*Request*: Reproduce the data below in full and exclude every picture.
╭──
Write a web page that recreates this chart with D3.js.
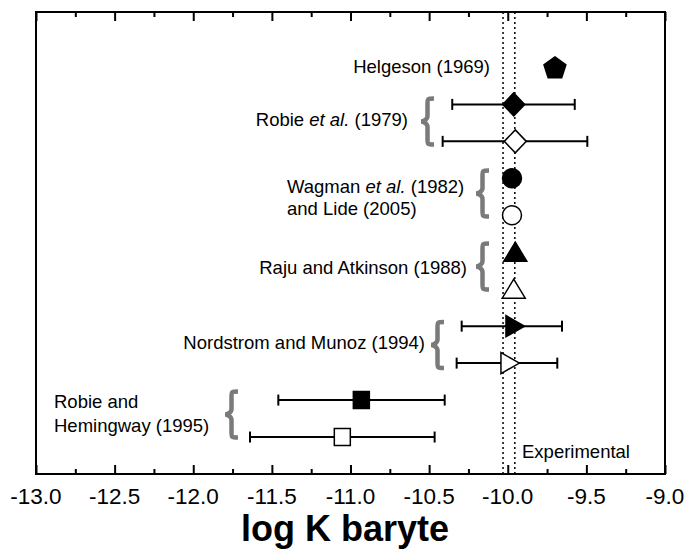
<!DOCTYPE html>
<html>
<head>
<meta charset="utf-8">
<script src="https://cdn.jsdelivr.net/npm/d3@7"></script>
<style>
  html, body { margin: 0; padding: 0; background: #fff; }
  svg { display: block; font-family: "Liberation Sans", Arial, sans-serif; }
</style>
</head>
<body>
<svg id="chart" width="685" height="551"></svg>
<script>
// ---- data ----
const rowPos   = [11, 10, 9, 8, 7, 6, 5, 4, 3, 2, 1];
const logK     = [-9.70, -9.962, -9.952, -9.973, -9.973, -9.952, -9.962, -9.954, -9.986, -10.931, -11.052];
const errLow   = [null, -10.353, -10.414, null, null, null, null, -10.293, -10.325, -11.459, -11.639];
const errHigh  = [null, -9.574, -9.494, null, null, null, null, -9.655, -9.685, -10.401, -10.465];
const markers  = ["pentagon", "diamond", "diamond", "circle", "circle", "triangleUp", "triangleUp", "triangleRight", "triangleRight", "square", "square"];
const filled   = [true, true, false, true, false, true, false, true, false, true, false];
const experimental = [-10.03, -9.955];
const xTicksMajor = [-13.0, -12.5, -12.0, -11.5, -11.0, -10.5, -10.0, -9.5, -9.0];
const xTicksMinor = [-12.75, -12.25, -11.75, -11.25, -10.75, -10.25, -9.75, -9.25];
const xDomain = [-13, -9];
const yDomain = [0, 12.5];
const xTitle = "log K baryte";

// ---- layout ----
const svg = d3.select("#chart");
const L = 36, R = 665, T = 12, B = 474;
const x = d3.scaleLinear().domain(xDomain).range([L, R]);
const y = d3.scaleLinear().domain(yDomain).range([B, T]);

// dotted experimental lines
svg.selectAll("line.exp").data(experimental).enter().append("line")
  .attr("x1", d => x(d)).attr("x2", d => x(d))
  .attr("y1", T).attr("y2", B)
  .attr("stroke", "#000").attr("stroke-width", 1.5)
  .attr("stroke-dasharray", "2,3");

// axes (ticks inward, top and bottom)
const fmt = v => d3.format(".1f")(v).replace("\u2212", "-");
const bottomMajor = d3.axisTop(x).tickValues(xTicksMajor).tickSize(9).tickFormat("");
const bottomMinor = d3.axisTop(x).tickValues(xTicksMinor).tickSize(5).tickFormat("");
const topMajor = d3.axisBottom(x).tickValues(xTicksMajor).tickSize(9).tickFormat("");
const topMinor = d3.axisBottom(x).tickValues(xTicksMinor).tickSize(5).tickFormat("");
[[bottomMajor, B], [bottomMinor, B], [topMajor, T], [topMinor, T]].forEach(([ax, yy]) => {
  const g = svg.append("g").attr("transform", `translate(0,${yy})`).call(ax);
  g.select(".domain").remove();
  g.selectAll(".tick line").attr("stroke", "#000").attr("stroke-width", 2);
});
// tick labels
svg.append("g").selectAll("text").data(xTicksMajor).enter().append("text")
  .attr("x", d => x(d)).attr("y", 504)
  .attr("text-anchor", "middle")
  .attr("font-size", 22.5).attr("fill", "#000")
  .text(d => fmt(d));

// frame
svg.append("rect").attr("x", L).attr("y", T).attr("width", R - L).attr("height", B - T)
  .attr("fill", "none").attr("stroke", "#000").attr("stroke-width", 2);

// axis title
svg.append("text").attr("x", 345).attr("y", 541)
  .attr("text-anchor", "middle").attr("font-size", 36).attr("font-weight", "bold")
  .text(xTitle);

// error bars
const idx = d3.range(logK.length).filter(i => errLow[i] !== null);
const eb = svg.append("g").attr("stroke", "#000").attr("stroke-width", 2);
idx.forEach(i => {
  const yy = y(rowPos[i]);
  eb.append("line").attr("x1", x(errLow[i])).attr("x2", x(errHigh[i])).attr("y1", yy).attr("y2", yy);
  [errLow[i], errHigh[i]].forEach(v => {
    eb.append("line").attr("x1", x(v)).attr("x2", x(v)).attr("y1", yy - 5.5).attr("y2", yy + 5.5);
  });
});

// marker shapes
function shapePath(type) {
  switch (type) {
    case "pentagon": {
      const r = 11.5; const pts = [];
      for (let k = 0; k < 5; k++) {
        const a = -Math.PI / 2 + k * 2 * Math.PI / 5;
        pts.push([r * Math.cos(a), r * Math.sin(a) + 1]);
      }
      return "M" + pts.map(p => p.join(",")).join("L") + "Z";
    }
    case "diamond": return "M0,-11.5L11,0L0,11.5L-11,0Z";
    case "circle": return d3.symbol(d3.symbolCircle, Math.PI * 9.5 * 9.5)();
    case "triangleUp": return "M0,-10L11.5,9L-11.5,9Z";
    case "triangleRight": return "M9.5,0L-9,-10.5L-9,10.5Z";
    case "square": return "M-8,-8.5L8,-8.5L8,8.5L-8,8.5Z";
  }
}
svg.append("g").selectAll("path").data(d3.range(logK.length)).enter().append("path")
  .attr("d", i => shapePath(markers[i]))
  .attr("transform", i => `translate(${x(logK[i])},${y(rowPos[i])})`)
  .attr("fill", i => filled[i] ? "#000" : "#fff")
  .attr("stroke", "#000").attr("stroke-width", 1.5);

// braces
function brace(x0, yc, w, h) {
  const t = yc - h / 2, b = yc + h / 2, xm = x0 + w / 2, xr = x0 + w;
  return `M${xr},${t} C${xm},${t} ${xm},${t} ${xm},${t + h * 0.12}` +
         ` L${xm},${yc - h * 0.12} C${xm},${yc - 2} ${x0 + 2},${yc} ${x0},${yc}` +
         ` C${x0 + 2},${yc} ${xm},${yc + 2} ${xm},${yc + h * 0.12}` +
         ` L${xm},${b - h * 0.12} C${xm},${b} ${xm},${b} ${xr},${b}`;
}
const braces = [[421, 121.5], [476, 193.5], [476, 266.5], [431, 345], [225, 414.5]];
svg.append("g").selectAll("path").data(braces).enter().append("path")
  .attr("d", d => brace(d[0], d[1], 13, 46))
  .attr("fill", "none").attr("stroke", "#7a7a7a").attr("stroke-width", 4.5)
  .attr("stroke-linecap", "butt");

// labels
const lab = svg.append("g").attr("font-size", 18.5).attr("fill", "#000");
lab.append("text").attr("x", 490).attr("y", 73).attr("text-anchor", "end").text("Helgeson (1969)");
const t2 = lab.append("text").attr("x", 408).attr("y", 126).attr("text-anchor", "end");
t2.append("tspan").text("Robie ");
t2.append("tspan").attr("font-style", "italic").text("et al.");
t2.append("tspan").text(" (1979)");
const t3 = lab.append("text").attr("x", 287).attr("y", 193);
t3.append("tspan").text("Wagman ");
t3.append("tspan").attr("font-style", "italic").text("et al.");
t3.append("tspan").text(" (1982)");
lab.append("text").attr("x", 287).attr("y", 215).text("and Lide (2005)");
lab.append("text").attr("x", 467).attr("y", 273.5).attr("text-anchor", "end").text("Raju and Atkinson (1988)");
lab.append("text").attr("x", 425).attr("y", 348.5).attr("text-anchor", "end").text("Nordstrom and Munoz (1994)");
lab.append("text").attr("x", 54).attr("y", 408).text("Robie and");
lab.append("text").attr("x", 54).attr("y", 431.5).text("Hemingway (1995)");
lab.append("text").attr("x", 522).attr("y", 458).text("Experimental");
</script>
</body>
</html>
╰──
*Correct result*:
Write a web page that recreates this chart with D3.js.
<!DOCTYPE html>
<html>
<head>
<meta charset="utf-8">
<script src="https://cdn.jsdelivr.net/npm/d3@7"></script>
<style>
  html, body { margin: 0; padding: 0; background: #fff; }
  svg { display: block; font-family: "Liberation Sans", Arial, sans-serif; }
</style>
</head>
<body>
<svg id="chart" width="685" height="551"></svg>
<script>
// ---- data ----
const rowPos   = [11, 10, 9, 8, 7, 6, 5, 4, 3, 2, 1];
const logK     = [-9.70, -9.962, -9.952, -9.973, -9.973, -9.952, -9.962, -9.954, -9.986, -10.931, -11.052];
const errLow   = [null, -10.353, -10.414, null, null, null, null, -10.293, -10.325, -11.459, -11.639];
const errHigh  = [null, -9.574, -9.494, null, null, null, null, -9.655, -9.685, -10.401, -10.465];
const markers  = ["pentagon", "diamond", "diamond", "circle", "circle", "triangleUp", "triangleUp", "triangleRight", "triangleRight", "square", "square"];
const filled   = [true, true, false, true, false, true, false, true, false, true, false];
const experimental = [-10.03, -9.955];
const xTicksMajor = [-13.0, -12.5, -12.0, -11.5, -11.0, -10.5, -10.0, -9.5, -9.0];
const xTicksMinor = [-12.75, -12.25, -11.75, -11.25, -10.75, -10.25, -9.75, -9.25];
const xDomain = [-13, -9];
const yDomain = [0, 12.5];
const xTitle = "log K baryte";

// ---- layout ----
const svg = d3.select("#chart");
const L = 36, R = 665, T = 12, B = 474;
const x = d3.scaleLinear().domain(xDomain).range([L, R]);
const y = d3.scaleLinear().domain(yDomain).range([B, T]);

// dotted experimental lines
svg.selectAll("line.exp").data(experimental).enter().append("line")
  .attr("x1", d => x(d)).attr("x2", d => x(d))
  .attr("y1", T).attr("y2", B)
  .attr("stroke", "#000").attr("stroke-width", 1.5)
  .attr("stroke-dasharray", "2,3");

// axes (ticks inward, top and bottom)
const fmt = v => d3.format(".1f")(v).replace("\u2212", "-");
const bottomMajor = d3.axisTop(x).tickValues(xTicksMajor).tickSize(9).tickFormat("");
const bottomMinor = d3.axisTop(x).tickValues(xTicksMinor).tickSize(5).tickFormat("");
const topMajor = d3.axisBottom(x).tickValues(xTicksMajor).tickSize(9).tickFormat("");
const topMinor = d3.axisBottom(x).tickValues(xTicksMinor).tickSize(5).tickFormat("");
[[bottomMajor, B], [bottomMinor, B], [topMajor, T], [topMinor, T]].forEach(([ax, yy]) => {
  const g = svg.append("g").attr("transform", `translate(0,${yy})`).call(ax);
  g.select(".domain").remove();
  g.selectAll(".tick line").attr("stroke", "#000").attr("stroke-width", 2);
});
// tick labels
svg.append("g").selectAll("text").data(xTicksMajor).enter().append("text")
  .attr("x", d => x(d)).attr("y", 504)
  .attr("text-anchor", "middle")
  .attr("font-size", 22.5).attr("fill", "#000")
  .text(d => fmt(d));

// frame
svg.append("rect").attr("x", L).attr("y", T).attr("width", R - L).attr("height", B - T)
  .attr("fill", "none").attr("stroke", "#000").attr("stroke-width", 2);

// axis title
svg.append("text").attr("x", 345).attr("y", 541)
  .attr("text-anchor", "middle").attr("font-size", 36).attr("font-weight", "bold")
  .text(xTitle);

// error bars
const idx = d3.range(logK.length).filter(i => errLow[i] !== null);
const eb = svg.append("g").attr("stroke", "#000").attr("stroke-width", 2);
idx.forEach(i => {
  const yy = y(rowPos[i]);
  eb.append("line").attr("x1", x(errLow[i])).attr("x2", x(errHigh[i])).attr("y1", yy).attr("y2", yy);
  [errLow[i], errHigh[i]].forEach(v => {
    eb.append("line").attr("x1", x(v)).attr("x2", x(v)).attr("y1", yy - 5.5).attr("y2", yy + 5.5);
  });
});

// marker shapes
function shapePath(type) {
  switch (type) {
    case "pentagon": {
      const r = 11.5; const pts = [];
      for (let k = 0; k < 5; k++) {
        const a = -Math.PI / 2 + k * 2 * Math.PI / 5;
        pts.push([r * Math.cos(a), r * Math.sin(a) + 1]);
      }
      return "M" + pts.map(p => p.join(",")).join("L") + "Z";
    }
    case "diamond": return "M0,-11.5L11,0L0,11.5L-11,0Z";
    case "circle": return d3.symbol(d3.symbolCircle, Math.PI * 9.5 * 9.5)();
    case "triangleUp": return "M0,-10L11.5,9L-11.5,9Z";
    case "triangleRight": return "M9.5,0L-9,-10.5L-9,10.5Z";
    case "square": return "M-8,-8.5L8,-8.5L8,8.5L-8,8.5Z";
  }
}
svg.append("g").selectAll("path").data(d3.range(logK.length)).enter().append("path")
  .attr("d", i => shapePath(markers[i]))
  .attr("transform", i => `translate(${x(logK[i])},${y(rowPos[i])})`)
  .attr("fill", i => filled[i] ? "#000" : "#fff")
  .attr("stroke", "#000").attr("stroke-width", 1.5);

// braces
function brace(x0, yc, w, h) {
  const t = yc - h / 2, b = yc + h / 2, xm = x0 + w / 2, xr = x0 + w;
  return `M${xr},${t} C${xm},${t} ${xm},${t} ${xm},${t + h * 0.12}` +
         ` L${xm},${yc - h * 0.12} C${xm},${yc - 2} ${x0 + 2},${yc} ${x0},${yc}` +
         ` C${x0 + 2},${yc} ${xm},${yc + 2} ${xm},${yc + h * 0.12}` +
         ` L${xm},${b - h * 0.12} C${xm},${b} ${xm},${b} ${xr},${b}`;
}
const braces = [[421, 121.5], [476, 193.5], [476, 266.5], [431, 345], [225, 414.5]];
svg.append("g").selectAll("path").data(braces).enter().append("path")
  .attr("d", d => brace(d[0], d[1], 13, 46))
  .attr("fill", "none").attr("stroke", "#7a7a7a").attr("stroke-width", 4.5)
  .attr("stroke-linecap", "butt");

// labels
const lab = svg.append("g").attr("font-size", 18.5).attr("fill", "#000");
lab.append("text").attr("x", 490).attr("y", 73).attr("text-anchor", "end").text("Helgeson (1969)");
const t2 = lab.append("text").attr("x", 408).attr("y", 126).attr("text-anchor", "end");
t2.append("tspan").text("Robie ");
t2.append("tspan").attr("font-style", "italic").text("et al.");
t2.append("tspan").text(" (1979)");
const t3 = lab.append("text").attr("x", 287).attr("y", 193);
t3.append("tspan").text("Wagman ");
t3.append("tspan").attr("font-style", "italic").text("et al.");
t3.append("tspan").text(" (1982)");
lab.append("text").attr("x", 287).attr("y", 215).text("and Lide (2005)");
lab.append("text").attr("x", 467).attr("y", 273.5).attr("text-anchor", "end").text("Raju and Atkinson (1988)");
lab.append("text").attr("x", 425).attr("y", 348.5).attr("text-anchor", "end").text("Nordstrom and Munoz (1994)");
lab.append("text").attr("x", 54).attr("y", 408).text("Robie and");
lab.append("text").attr("x", 54).attr("y", 431.5).text("Hemingway (1995)");
lab.append("text").attr("x", 522).attr("y", 458).text("Experimental");
</script>
</body>
</html>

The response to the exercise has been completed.